Proper documentation of baseline radiation data of different environments is an important step toward adequate environmental monitoring, and it provides quick means to quantitatively check and determine possible radionuclide contamination by anthropogenic sources. Besides, such documentation is useful for decision making processes, assessment of dose rates to the public, epidemiological studies, and environmental regulations. This review summarizes the results of studies conducted on radioactivity in Nigerian environments. For most soil samples, the levels of radioactivity are well within the world averages of 33, 45, and 420 Bq kg-1 for 226Ra, 232Th and 40K, respectively. Other soil samples from regions such as Abeokuta in the southwest, and Jos in the northcentral have been described as high background radiation areas with radioactivity values comparable with those obtained from known high background radiation areas such as the Odisha (formerly Orissa) coast in India (with values reported as 350, 2,825, and 180 Bq kg-1 for 238U/226Ra, 232Th, and 40K, respectively). In some parts of Nigeria, surface and underground water sources used for drinking and other purposes also present elevated levels of 226Ra above the world range of 0.01 to 0.1 Bq l-1 and the tolerable levels recommended by the World Health Organization and U.S. Environmental Protection Agency.
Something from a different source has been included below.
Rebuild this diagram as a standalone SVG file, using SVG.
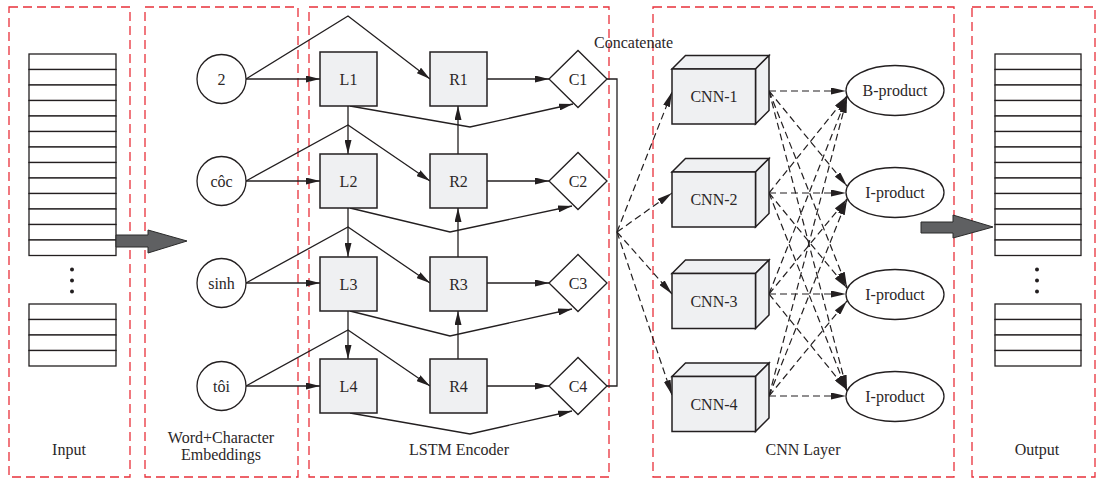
<svg xmlns="http://www.w3.org/2000/svg" width="1098" height="478" viewBox="0 0 1098 478">
  <defs>
    <marker id="arr" viewBox="0 0 14 7" refX="14" refY="3.5" markerWidth="14" markerHeight="7" markerUnits="userSpaceOnUse" orient="auto">
      <path d="M0,0 L14,3.5 L0,7 z" fill="#231f20"/>
    </marker>
    <marker id="arrd" viewBox="0 0 15 7" refX="15" refY="3.5" markerWidth="15" markerHeight="7" markerUnits="userSpaceOnUse" orient="auto">
      <path d="M0,0 L15,3.5 L0,7 z" fill="#231f20"/>
    </marker>
  </defs>
  <style>
    text { font-family: "Liberation Serif", "Times New Roman", serif; font-size: 16px; fill: #2b2728; text-anchor: middle; }
    .panel { fill: none; stroke: #e8303a; stroke-width: 1.3; stroke-dasharray: 9 5; }
    .cell { fill: #ffffff; stroke: #231f20; stroke-width: 1.3; }
    .box { fill: #eff0f2; stroke: #231f20; stroke-width: 1.5; }
    .node { fill: #ffffff; stroke: #231f20; stroke-width: 1.3; }
    .line { fill: none; stroke: #231f20; stroke-width: 1.3; }
    .arrow { fill: none; stroke: #231f20; stroke-width: 1.3; marker-end: url(#arr); }
    .dash { fill: none; stroke: #231f20; stroke-width: 1.2; stroke-dasharray: 7 4; marker-end: url(#arrd); }
    .big { fill: #5f6062; stroke: #2a2a2a; stroke-width: 1; }
    .dot { fill: #231f20; }
  </style>

  <rect width="1098" height="478" fill="#ffffff"/>

  <!-- stage panels -->
  <g id="panels">
    <rect class="panel" x="9" y="7" width="121" height="470"/>
    <rect class="panel" x="145" y="7" width="153" height="470"/>
    <rect class="panel" x="309" y="7" width="300" height="470"/>
    <rect class="panel" x="653" y="7" width="301" height="470"/>
    <rect class="panel" x="972" y="7" width="123" height="470"/>
    <text x="69" y="455">Input</text>
    <text x="221" y="443">Word+Character</text>
    <text x="221" y="460">Embeddings</text>
    <text x="459" y="455">LSTM Encoder</text>
    <text x="803" y="455">CNN Layer</text>
    <text x="1037" y="455">Output</text>
    <text x="594" y="48" style="text-anchor:start">Concatenate</text>
  </g>

  <!-- input sequence -->
  <g id="input">
    <rect class="cell" x="29" y="54" width="87" height="15.5"/>
    <rect class="cell" x="29" y="69.5" width="87" height="15.5"/>
    <rect class="cell" x="29" y="85" width="87" height="15.5"/>
    <rect class="cell" x="29" y="100.5" width="87" height="15.5"/>
    <rect class="cell" x="29" y="116" width="87" height="15.5"/>
    <rect class="cell" x="29" y="131.5" width="87" height="15.5"/>
    <rect class="cell" x="29" y="147" width="87" height="15.5"/>
    <rect class="cell" x="29" y="162.5" width="87" height="15.5"/>
    <rect class="cell" x="29" y="178" width="87" height="15.5"/>
    <rect class="cell" x="29" y="193.5" width="87" height="15.5"/>
    <rect class="cell" x="29" y="209" width="87" height="15.5"/>
    <rect class="cell" x="29" y="224.5" width="87" height="15.5"/>
    <rect class="cell" x="29" y="240" width="87" height="15.5"/>
    <circle class="dot" cx="72" cy="269.5" r="2"/>
    <circle class="dot" cx="72" cy="280.5" r="2"/>
    <circle class="dot" cx="72" cy="291.5" r="2"/>
    <rect class="cell" x="29" y="304" width="87" height="15.5"/>
    <rect class="cell" x="29" y="319.5" width="87" height="15.5"/>
    <rect class="cell" x="29" y="335" width="87" height="15.5"/>
    <rect class="cell" x="29" y="350.5" width="87" height="15.5"/>
  </g>

  <!-- output sequence -->
  <g id="output">
    <rect class="cell" x="995" y="54" width="86" height="15.5"/>
    <rect class="cell" x="995" y="69.5" width="86" height="15.5"/>
    <rect class="cell" x="995" y="85" width="86" height="15.5"/>
    <rect class="cell" x="995" y="100.5" width="86" height="15.5"/>
    <rect class="cell" x="995" y="116" width="86" height="15.5"/>
    <rect class="cell" x="995" y="131.5" width="86" height="15.5"/>
    <rect class="cell" x="995" y="147" width="86" height="15.5"/>
    <rect class="cell" x="995" y="162.5" width="86" height="15.5"/>
    <rect class="cell" x="995" y="178" width="86" height="15.5"/>
    <rect class="cell" x="995" y="193.5" width="86" height="15.5"/>
    <rect class="cell" x="995" y="209" width="86" height="15.5"/>
    <rect class="cell" x="995" y="224.5" width="86" height="15.5"/>
    <rect class="cell" x="995" y="240" width="86" height="15.5"/>
    <circle class="dot" cx="1037" cy="269.5" r="2"/>
    <circle class="dot" cx="1037" cy="280.5" r="2"/>
    <circle class="dot" cx="1037" cy="291.5" r="2"/>
    <rect class="cell" x="995" y="304" width="86" height="15.5"/>
    <rect class="cell" x="995" y="319.5" width="86" height="15.5"/>
    <rect class="cell" x="995" y="335" width="86" height="15.5"/>
    <rect class="cell" x="995" y="350.5" width="86" height="15.5"/>
  </g>

  <!-- connectors -->
  <g id="connectors">
    <!-- block arrows between stages -->
    <polygon class="big" points="116,235 148,235 148,230 187,241 148,253 148,247 116,247"/>
    <polygon class="big" points="921,222 953,222 953,215 993,227 953,238 953,233 921,233"/>

    <!-- embeddings into forward LSTM -->
    <line class="arrow" x1="246" y1="79" x2="320" y2="79"/>
    <line class="arrow" x1="246" y1="181" x2="320" y2="181"/>
    <line class="arrow" x1="246" y1="283" x2="320" y2="283"/>
    <line class="arrow" x1="246" y1="386" x2="320" y2="386"/>

    <!-- embeddings into backward LSTM -->
    <polyline class="arrow" points="246,79 348,16 430,79"/>
    <polyline class="arrow" points="246,181 348,125 430,181"/>
    <polyline class="arrow" points="246,283 348,227 430,283"/>
    <polyline class="arrow" points="246,386 348,330 430,386"/>

    <!-- forward chain -->
    <line class="arrow" x1="348" y1="106" x2="348" y2="154"/>
    <line class="arrow" x1="348" y1="208" x2="348" y2="257"/>
    <line class="arrow" x1="348" y1="311" x2="348" y2="359"/>

    <!-- backward chain -->
    <line class="arrow" x1="458" y1="154" x2="458" y2="106"/>
    <line class="arrow" x1="458" y1="257" x2="458" y2="208"/>
    <line class="arrow" x1="458" y1="359" x2="458" y2="311"/>

    <!-- backward states into concat -->
    <line class="arrow" x1="487" y1="79" x2="549" y2="79"/>
    <line class="arrow" x1="487" y1="181" x2="549" y2="181"/>
    <line class="arrow" x1="487" y1="283" x2="549" y2="283"/>
    <line class="arrow" x1="487" y1="386" x2="549" y2="386"/>

    <!-- forward states into concat -->
    <polyline class="arrow" points="350,106 470,127 573,104"/>
    <polyline class="arrow" points="350,208 450,232 572,206"/>
    <polyline class="arrow" points="350,311 450,336 572,309"/>
    <polyline class="arrow" points="350,413 470,434 572,411"/>

    <!-- concatenation bus -->
    <polyline class="line" points="607,79 617,79 617,386 607,386"/>

    <!-- bus to CNNs -->
    <line class="dash" x1="617" y1="232" x2="672" y2="92"/>
    <line class="dash" x1="617" y1="232" x2="672" y2="193"/>
    <line class="dash" x1="617" y1="232" x2="672" y2="294"/>
    <line class="dash" x1="617" y1="232" x2="672" y2="395"/>

    <!-- CNN-1 to labels -->
    <line class="dash" x1="769" y1="91" x2="846" y2="91"/>
    <line class="dash" x1="769" y1="91" x2="847" y2="186"/>
    <line class="dash" x1="769" y1="91" x2="847" y2="287"/>
    <line class="dash" x1="769" y1="91" x2="847" y2="390"/>
    <!-- CNN-2 to labels -->
    <line class="dash" x1="769" y1="193" x2="847" y2="96"/>
    <line class="dash" x1="769" y1="193" x2="846" y2="193"/>
    <line class="dash" x1="769" y1="193" x2="847" y2="288"/>
    <line class="dash" x1="769" y1="193" x2="847" y2="391"/>
    <!-- CNN-3 to labels -->
    <line class="dash" x1="769" y1="294" x2="847" y2="97"/>
    <line class="dash" x1="769" y1="294" x2="847" y2="199"/>
    <line class="dash" x1="769" y1="294" x2="846" y2="294"/>
    <line class="dash" x1="769" y1="294" x2="847" y2="390"/>
    <!-- CNN-4 to labels -->
    <line class="dash" x1="769" y1="396" x2="847" y2="98"/>
    <line class="dash" x1="769" y1="396" x2="847" y2="200"/>
    <line class="dash" x1="769" y1="396" x2="847" y2="301"/>
    <line class="dash" x1="769" y1="396" x2="846" y2="396"/>
  </g>

  <!-- embedding nodes -->
  <g id="emb-2"><circle class="node" cx="221.5" cy="79" r="24.5"/><text x="221.5" y="84.5">2</text></g>
  <g id="emb-coc"><circle class="node" cx="221.5" cy="181" r="24.5"/><text x="221.5" y="186.5">côc</text></g>
  <g id="emb-sinh"><circle class="node" cx="221.5" cy="283" r="24.5"/><text x="221.5" y="288.5">sinh</text></g>
  <g id="emb-toi"><circle class="node" cx="221.5" cy="386" r="24.5"/><text x="221.5" y="391.5">tôi</text></g>

  <!-- forward LSTM cells -->
  <g id="L1"><rect class="box" x="320" y="52" width="57" height="54"/><text x="348.5" y="84.5">L1</text></g>
  <g id="L2"><rect class="box" x="320" y="154" width="57" height="54"/><text x="348.5" y="186.5">L2</text></g>
  <g id="L3"><rect class="box" x="320" y="257" width="57" height="54"/><text x="348.5" y="289.5">L3</text></g>
  <g id="L4"><rect class="box" x="320" y="359" width="57" height="54"/><text x="348.5" y="391.5">L4</text></g>

  <!-- backward LSTM cells -->
  <g id="R1"><rect class="box" x="430" y="52" width="57" height="54"/><text x="458.5" y="84.5">R1</text></g>
  <g id="R2"><rect class="box" x="430" y="154" width="57" height="54"/><text x="458.5" y="186.5">R2</text></g>
  <g id="R3"><rect class="box" x="430" y="257" width="57" height="54"/><text x="458.5" y="289.5">R3</text></g>
  <g id="R4"><rect class="box" x="430" y="359" width="57" height="54"/><text x="458.5" y="391.5">R4</text></g>

  <!-- concatenation nodes -->
  <g id="C1"><polygon class="node" points="549,79 578,50.5 607,79 578,107.5"/><text x="578" y="84.5">C1</text></g>
  <g id="C2"><polygon class="node" points="549,181 578,152.5 607,181 578,209.5"/><text x="578" y="186.5">C2</text></g>
  <g id="C3"><polygon class="node" points="549,283 578,254.5 607,283 578,311.5"/><text x="578" y="288.5">C3</text></g>
  <g id="C4"><polygon class="node" points="549,386 578,357.5 607,386 578,414.5"/><text x="578" y="391.5">C4</text></g>

  <!-- CNN blocks -->
  <g id="CNN-1">
    <polygon class="box" points="672,69 685.5,55.5 769,55.5 755.5,69"/>
    <polygon class="box" points="755.5,69 769,55.5 769,110.5 755.5,124"/>
    <rect class="box" x="672" y="69" width="83.5" height="55"/>
    <text x="714" y="102">CNN-1</text>
  </g>
  <g id="CNN-2">
    <polygon class="box" points="672,172 685.5,158.5 769,158.5 755.5,172"/>
    <polygon class="box" points="755.5,172 769,158.5 769,213.5 755.5,227"/>
    <rect class="box" x="672" y="172" width="83.5" height="55"/>
    <text x="714" y="205">CNN-2</text>
  </g>
  <g id="CNN-3">
    <polygon class="box" points="672,273.5 685.5,260 769,260 755.5,273.5"/>
    <polygon class="box" points="755.5,273.5 769,260 769,315 755.5,328.5"/>
    <rect class="box" x="672" y="273.5" width="83.5" height="55"/>
    <text x="714" y="306.5">CNN-3</text>
  </g>
  <g id="CNN-4">
    <polygon class="box" points="672,376.5 685.5,363 769,363 755.5,376.5"/>
    <polygon class="box" points="755.5,376.5 769,363 769,418 755.5,431.5"/>
    <rect class="box" x="672" y="376.5" width="83.5" height="55"/>
    <text x="714" y="409.5">CNN-4</text>
  </g>

  <!-- tag outputs -->
  <g id="B-product"><ellipse class="node" cx="895" cy="90.5" rx="49" ry="25"/><text x="895" y="96">B-product</text></g>
  <g id="I-product-1"><ellipse class="node" cx="895" cy="192.5" rx="49" ry="25"/><text x="895" y="198">I-product</text></g>
  <g id="I-product-2"><ellipse class="node" cx="895" cy="294.5" rx="49" ry="25"/><text x="895" y="300">I-product</text></g>
  <g id="I-product-3"><ellipse class="node" cx="895" cy="396.5" rx="49" ry="25"/><text x="895" y="402">I-product</text></g>
</svg>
Corresponding radiation doses due to measured radioactivities from different environments were estimated and compared with those reported in similar studies around the world. More so, the human and environmental health hazards that might be associated with the reported radioactivity in different environmental settings are discussed. The present report is expected to support authorities in developing appropriate regulations to protect the public from radiation exposure arising from environmental radioactivity. The report also examines other areas of consideration for future studies to ensure adequate radiation monitoring in Nigeria.